• GOAL: Output the material beneath this task exactly, images excluded.

## Begin

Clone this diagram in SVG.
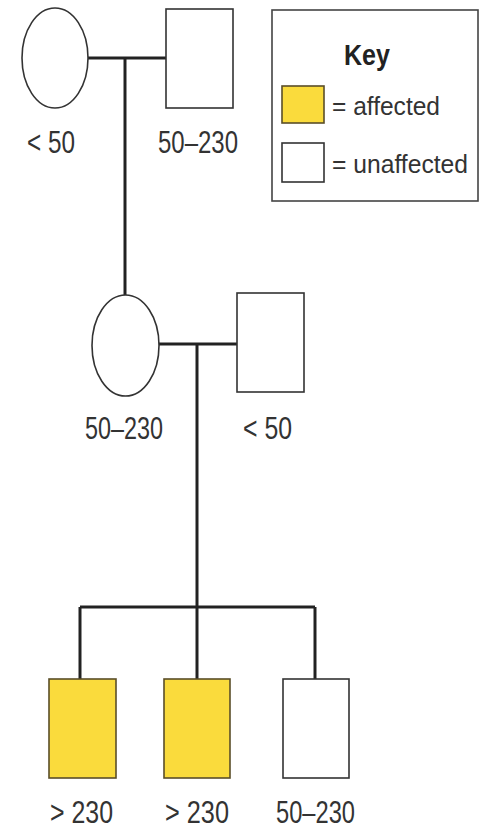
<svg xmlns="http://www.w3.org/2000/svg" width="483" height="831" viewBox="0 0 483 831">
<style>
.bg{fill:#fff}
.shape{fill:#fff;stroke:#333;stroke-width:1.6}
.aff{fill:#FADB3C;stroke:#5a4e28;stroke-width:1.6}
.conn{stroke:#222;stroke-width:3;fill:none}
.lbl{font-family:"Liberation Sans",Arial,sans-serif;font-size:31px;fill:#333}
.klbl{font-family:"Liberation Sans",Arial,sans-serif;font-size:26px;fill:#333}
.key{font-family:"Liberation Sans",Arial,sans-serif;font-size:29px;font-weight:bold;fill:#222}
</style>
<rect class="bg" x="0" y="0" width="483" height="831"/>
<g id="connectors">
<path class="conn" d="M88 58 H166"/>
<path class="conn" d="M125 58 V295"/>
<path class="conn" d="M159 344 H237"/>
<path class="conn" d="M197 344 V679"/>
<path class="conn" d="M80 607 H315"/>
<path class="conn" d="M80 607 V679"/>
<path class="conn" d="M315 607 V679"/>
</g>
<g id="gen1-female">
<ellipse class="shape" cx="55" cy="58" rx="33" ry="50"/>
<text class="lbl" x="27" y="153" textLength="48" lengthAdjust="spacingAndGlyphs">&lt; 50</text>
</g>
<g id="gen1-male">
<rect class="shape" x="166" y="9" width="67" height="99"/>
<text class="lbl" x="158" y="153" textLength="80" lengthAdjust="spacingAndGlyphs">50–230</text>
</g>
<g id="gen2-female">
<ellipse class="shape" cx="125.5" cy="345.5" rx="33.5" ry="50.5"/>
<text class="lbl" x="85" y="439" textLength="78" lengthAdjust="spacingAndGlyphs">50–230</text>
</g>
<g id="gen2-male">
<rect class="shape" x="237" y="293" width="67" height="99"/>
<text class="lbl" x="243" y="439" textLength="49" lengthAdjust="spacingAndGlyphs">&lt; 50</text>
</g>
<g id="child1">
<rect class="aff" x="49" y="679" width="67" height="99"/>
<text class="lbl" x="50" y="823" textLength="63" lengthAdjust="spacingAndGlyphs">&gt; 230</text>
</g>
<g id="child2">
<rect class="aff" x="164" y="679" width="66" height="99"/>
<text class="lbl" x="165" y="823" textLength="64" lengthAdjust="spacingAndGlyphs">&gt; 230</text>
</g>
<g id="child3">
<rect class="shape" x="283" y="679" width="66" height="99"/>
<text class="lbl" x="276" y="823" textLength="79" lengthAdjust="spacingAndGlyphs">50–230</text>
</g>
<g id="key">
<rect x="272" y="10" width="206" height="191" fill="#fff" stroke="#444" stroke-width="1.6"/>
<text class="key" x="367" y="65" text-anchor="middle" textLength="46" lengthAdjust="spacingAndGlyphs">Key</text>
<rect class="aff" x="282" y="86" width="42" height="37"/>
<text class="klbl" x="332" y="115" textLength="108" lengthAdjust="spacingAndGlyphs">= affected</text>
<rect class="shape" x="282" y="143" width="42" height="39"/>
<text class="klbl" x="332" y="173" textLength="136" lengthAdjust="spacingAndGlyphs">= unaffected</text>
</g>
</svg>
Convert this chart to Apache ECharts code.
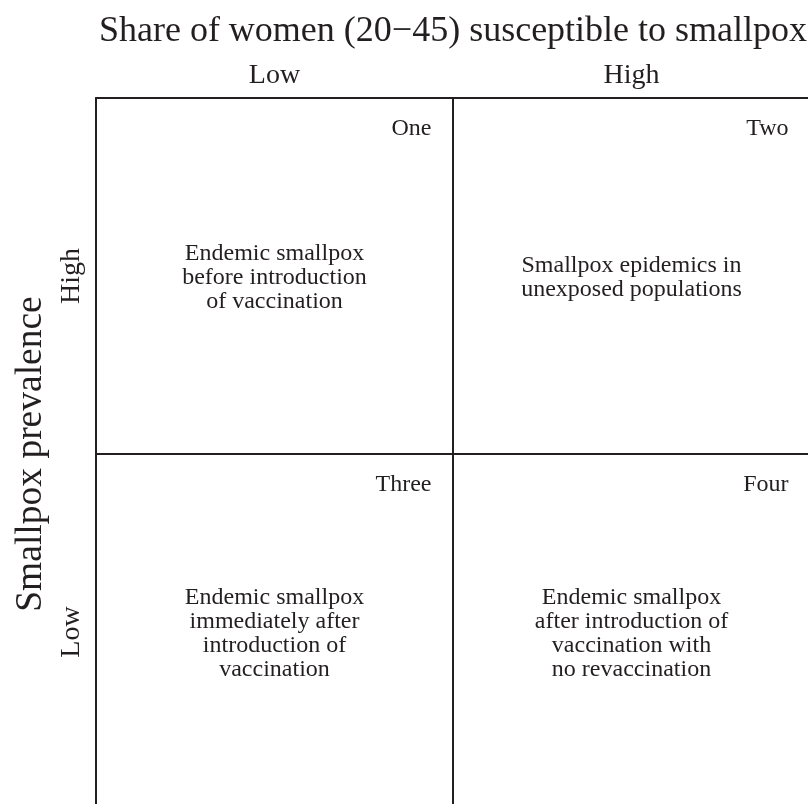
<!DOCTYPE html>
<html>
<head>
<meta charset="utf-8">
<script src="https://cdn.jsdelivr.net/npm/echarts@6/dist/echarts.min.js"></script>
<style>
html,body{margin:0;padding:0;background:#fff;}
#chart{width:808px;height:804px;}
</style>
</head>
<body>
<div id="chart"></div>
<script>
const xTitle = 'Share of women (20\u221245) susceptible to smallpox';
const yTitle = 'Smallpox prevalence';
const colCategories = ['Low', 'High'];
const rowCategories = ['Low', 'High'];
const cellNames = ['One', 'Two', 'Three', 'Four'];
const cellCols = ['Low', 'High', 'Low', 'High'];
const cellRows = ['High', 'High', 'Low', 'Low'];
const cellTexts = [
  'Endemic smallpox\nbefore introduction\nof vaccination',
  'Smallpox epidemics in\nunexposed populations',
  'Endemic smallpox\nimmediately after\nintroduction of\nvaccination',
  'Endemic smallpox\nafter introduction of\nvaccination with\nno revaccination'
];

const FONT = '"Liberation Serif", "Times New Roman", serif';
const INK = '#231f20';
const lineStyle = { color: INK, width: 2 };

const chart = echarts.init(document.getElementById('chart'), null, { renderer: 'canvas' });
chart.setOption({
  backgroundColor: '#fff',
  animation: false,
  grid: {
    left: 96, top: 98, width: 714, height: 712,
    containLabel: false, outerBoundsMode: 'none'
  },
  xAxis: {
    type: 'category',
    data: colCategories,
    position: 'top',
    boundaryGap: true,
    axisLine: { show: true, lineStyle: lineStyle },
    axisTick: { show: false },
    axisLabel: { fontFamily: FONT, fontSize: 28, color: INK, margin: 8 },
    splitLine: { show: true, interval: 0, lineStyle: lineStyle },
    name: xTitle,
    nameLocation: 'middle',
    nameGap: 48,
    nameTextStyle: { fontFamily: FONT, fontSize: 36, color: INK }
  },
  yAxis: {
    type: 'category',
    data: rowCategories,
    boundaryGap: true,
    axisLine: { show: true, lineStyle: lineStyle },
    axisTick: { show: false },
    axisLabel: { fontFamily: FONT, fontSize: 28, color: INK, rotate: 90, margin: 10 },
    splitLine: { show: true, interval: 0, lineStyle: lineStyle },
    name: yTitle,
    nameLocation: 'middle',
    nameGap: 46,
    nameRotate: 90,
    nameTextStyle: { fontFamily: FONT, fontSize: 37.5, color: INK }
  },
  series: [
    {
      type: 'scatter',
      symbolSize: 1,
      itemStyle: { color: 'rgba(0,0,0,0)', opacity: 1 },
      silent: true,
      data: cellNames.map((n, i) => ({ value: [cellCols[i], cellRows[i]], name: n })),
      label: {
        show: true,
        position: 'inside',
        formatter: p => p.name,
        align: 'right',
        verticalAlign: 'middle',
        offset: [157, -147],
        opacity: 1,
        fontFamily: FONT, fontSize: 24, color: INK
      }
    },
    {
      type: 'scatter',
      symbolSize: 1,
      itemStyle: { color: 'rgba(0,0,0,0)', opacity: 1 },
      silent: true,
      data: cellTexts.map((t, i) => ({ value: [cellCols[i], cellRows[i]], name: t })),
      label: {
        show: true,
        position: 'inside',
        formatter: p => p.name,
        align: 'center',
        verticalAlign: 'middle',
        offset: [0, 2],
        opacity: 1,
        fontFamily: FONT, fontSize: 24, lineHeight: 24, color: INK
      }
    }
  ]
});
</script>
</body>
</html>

## End

• THE ANSWER:
Clone this diagram in SVG.
<svg xmlns="http://www.w3.org/2000/svg" width="483" height="831" viewBox="0 0 483 831">
<style>
.bg{fill:#fff}
.shape{fill:#fff;stroke:#333;stroke-width:1.6}
.aff{fill:#FADB3C;stroke:#5a4e28;stroke-width:1.6}
.conn{stroke:#222;stroke-width:3;fill:none}
.lbl{font-family:"Liberation Sans",Arial,sans-serif;font-size:31px;fill:#333}
.klbl{font-family:"Liberation Sans",Arial,sans-serif;font-size:26px;fill:#333}
.key{font-family:"Liberation Sans",Arial,sans-serif;font-size:29px;font-weight:bold;fill:#222}
</style>
<rect class="bg" x="0" y="0" width="483" height="831"/>
<g id="connectors">
<path class="conn" d="M88 58 H166"/>
<path class="conn" d="M125 58 V295"/>
<path class="conn" d="M159 344 H237"/>
<path class="conn" d="M197 344 V679"/>
<path class="conn" d="M80 607 H315"/>
<path class="conn" d="M80 607 V679"/>
<path class="conn" d="M315 607 V679"/>
</g>
<g id="gen1-female">
<ellipse class="shape" cx="55" cy="58" rx="33" ry="50"/>
<text class="lbl" x="27" y="153" textLength="48" lengthAdjust="spacingAndGlyphs">&lt; 50</text>
</g>
<g id="gen1-male">
<rect class="shape" x="166" y="9" width="67" height="99"/>
<text class="lbl" x="158" y="153" textLength="80" lengthAdjust="spacingAndGlyphs">50–230</text>
</g>
<g id="gen2-female">
<ellipse class="shape" cx="125.5" cy="345.5" rx="33.5" ry="50.5"/>
<text class="lbl" x="85" y="439" textLength="78" lengthAdjust="spacingAndGlyphs">50–230</text>
</g>
<g id="gen2-male">
<rect class="shape" x="237" y="293" width="67" height="99"/>
<text class="lbl" x="243" y="439" textLength="49" lengthAdjust="spacingAndGlyphs">&lt; 50</text>
</g>
<g id="child1">
<rect class="aff" x="49" y="679" width="67" height="99"/>
<text class="lbl" x="50" y="823" textLength="63" lengthAdjust="spacingAndGlyphs">&gt; 230</text>
</g>
<g id="child2">
<rect class="aff" x="164" y="679" width="66" height="99"/>
<text class="lbl" x="165" y="823" textLength="64" lengthAdjust="spacingAndGlyphs">&gt; 230</text>
</g>
<g id="child3">
<rect class="shape" x="283" y="679" width="66" height="99"/>
<text class="lbl" x="276" y="823" textLength="79" lengthAdjust="spacingAndGlyphs">50–230</text>
</g>
<g id="key">
<rect x="272" y="10" width="206" height="191" fill="#fff" stroke="#444" stroke-width="1.6"/>
<text class="key" x="367" y="65" text-anchor="middle" textLength="46" lengthAdjust="spacingAndGlyphs">Key</text>
<rect class="aff" x="282" y="86" width="42" height="37"/>
<text class="klbl" x="332" y="115" textLength="108" lengthAdjust="spacingAndGlyphs">= affected</text>
<rect class="shape" x="282" y="143" width="42" height="39"/>
<text class="klbl" x="332" y="173" textLength="136" lengthAdjust="spacingAndGlyphs">= unaffected</text>
</g>
</svg>
Convert this chart to Apache ECharts code.
<!DOCTYPE html>
<html>
<head>
<meta charset="utf-8">
<script src="https://cdn.jsdelivr.net/npm/echarts@6/dist/echarts.min.js"></script>
<style>
html,body{margin:0;padding:0;background:#fff;}
#chart{width:808px;height:804px;}
</style>
</head>
<body>
<div id="chart"></div>
<script>
const xTitle = 'Share of women (20\u221245) susceptible to smallpox';
const yTitle = 'Smallpox prevalence';
const colCategories = ['Low', 'High'];
const rowCategories = ['Low', 'High'];
const cellNames = ['One', 'Two', 'Three', 'Four'];
const cellCols = ['Low', 'High', 'Low', 'High'];
const cellRows = ['High', 'High', 'Low', 'Low'];
const cellTexts = [
  'Endemic smallpox\nbefore introduction\nof vaccination',
  'Smallpox epidemics in\nunexposed populations',
  'Endemic smallpox\nimmediately after\nintroduction of\nvaccination',
  'Endemic smallpox\nafter introduction of\nvaccination with\nno revaccination'
];

const FONT = '"Liberation Serif", "Times New Roman", serif';
const INK = '#231f20';
const lineStyle = { color: INK, width: 2 };

const chart = echarts.init(document.getElementById('chart'), null, { renderer: 'canvas' });
chart.setOption({
  backgroundColor: '#fff',
  animation: false,
  grid: {
    left: 96, top: 98, width: 714, height: 712,
    containLabel: false, outerBoundsMode: 'none'
  },
  xAxis: {
    type: 'category',
    data: colCategories,
    position: 'top',
    boundaryGap: true,
    axisLine: { show: true, lineStyle: lineStyle },
    axisTick: { show: false },
    axisLabel: { fontFamily: FONT, fontSize: 28, color: INK, margin: 8 },
    splitLine: { show: true, interval: 0, lineStyle: lineStyle },
    name: xTitle,
    nameLocation: 'middle',
    nameGap: 48,
    nameTextStyle: { fontFamily: FONT, fontSize: 36, color: INK }
  },
  yAxis: {
    type: 'category',
    data: rowCategories,
    boundaryGap: true,
    axisLine: { show: true, lineStyle: lineStyle },
    axisTick: { show: false },
    axisLabel: { fontFamily: FONT, fontSize: 28, color: INK, rotate: 90, margin: 10 },
    splitLine: { show: true, interval: 0, lineStyle: lineStyle },
    name: yTitle,
    nameLocation: 'middle',
    nameGap: 46,
    nameRotate: 90,
    nameTextStyle: { fontFamily: FONT, fontSize: 37.5, color: INK }
  },
  series: [
    {
      type: 'scatter',
      symbolSize: 1,
      itemStyle: { color: 'rgba(0,0,0,0)', opacity: 1 },
      silent: true,
      data: cellNames.map((n, i) => ({ value: [cellCols[i], cellRows[i]], name: n })),
      label: {
        show: true,
        position: 'inside',
        formatter: p => p.name,
        align: 'right',
        verticalAlign: 'middle',
        offset: [157, -147],
        opacity: 1,
        fontFamily: FONT, fontSize: 24, color: INK
      }
    },
    {
      type: 'scatter',
      symbolSize: 1,
      itemStyle: { color: 'rgba(0,0,0,0)', opacity: 1 },
      silent: true,
      data: cellTexts.map((t, i) => ({ value: [cellCols[i], cellRows[i]], name: t })),
      label: {
        show: true,
        position: 'inside',
        formatter: p => p.name,
        align: 'center',
        verticalAlign: 'middle',
        offset: [0, 2],
        opacity: 1,
        fontFamily: FONT, fontSize: 24, lineHeight: 24, color: INK
      }
    }
  ]
});
</script>
</body>
</html>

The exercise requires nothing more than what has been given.